Though then there's also Luna-lang, which I'm hoping even stronger to become
long-term a new breakthrough paradigm/tech in programming & scripting...

On a mostly unrelated note, but continuing with off the sofa predictions, I'm
curious on a few more developments:

\- whether WebAsm will become the new de-facto universal architecture — at
least for VMs, but I wonder if we won't eventually end up living on purely
WebAsm CPUs at some point in future? (Unless WebAsm has some inherently
hardware-hostile design decisions; I'm not a CPU/ISA guy to know that.)

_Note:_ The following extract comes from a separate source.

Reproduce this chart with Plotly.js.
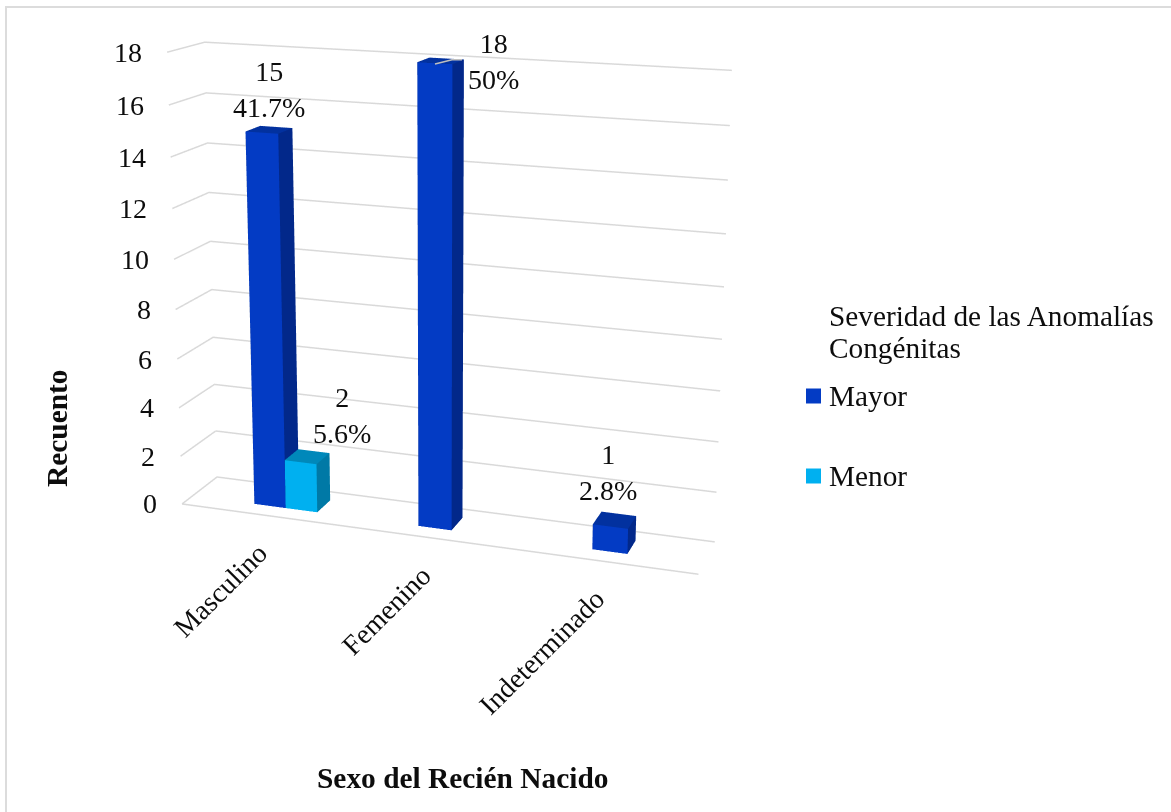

\- then RISC-V; will it become the ultimate personal computer/device CPU in
the meanwhile? Also, what may happen if both RISC-V and WebAsm start naturally
competing in this domain eventually?

\- Fuchsia off-handedly dethroning the Linux kernel & ecosystem (and maybe
even Windows) as the sudden standard mainstream OS (and thus also, amusingly,
suddenly swinging the Tannenbaum's argument up through a semi-random caprice
of Google's deep pockets)?

Especially per the last point, I wonder if we'll eventually end up in a world
with much more... "secure"... personal devices. And if yes, will it end up
being net good or bad (or just neutral/hard to say/nuanced, a.k.a. both, as
usually) for humanity. Given that I'm recently realizing that "secure"
unfortunately seems to be a very close sibling, or even maybe just an other
face of, "closed" — think DRM, walled-garden ecosystems, no more rooted
Android or XBOX... or even no more control at all over your PC, a.k.a. no
general computing for the masses, potentially. Though I personally stay mostly
hopeful on this front; in part because I think I believe people are as a sum
too chaotic for this to be able to happen completely.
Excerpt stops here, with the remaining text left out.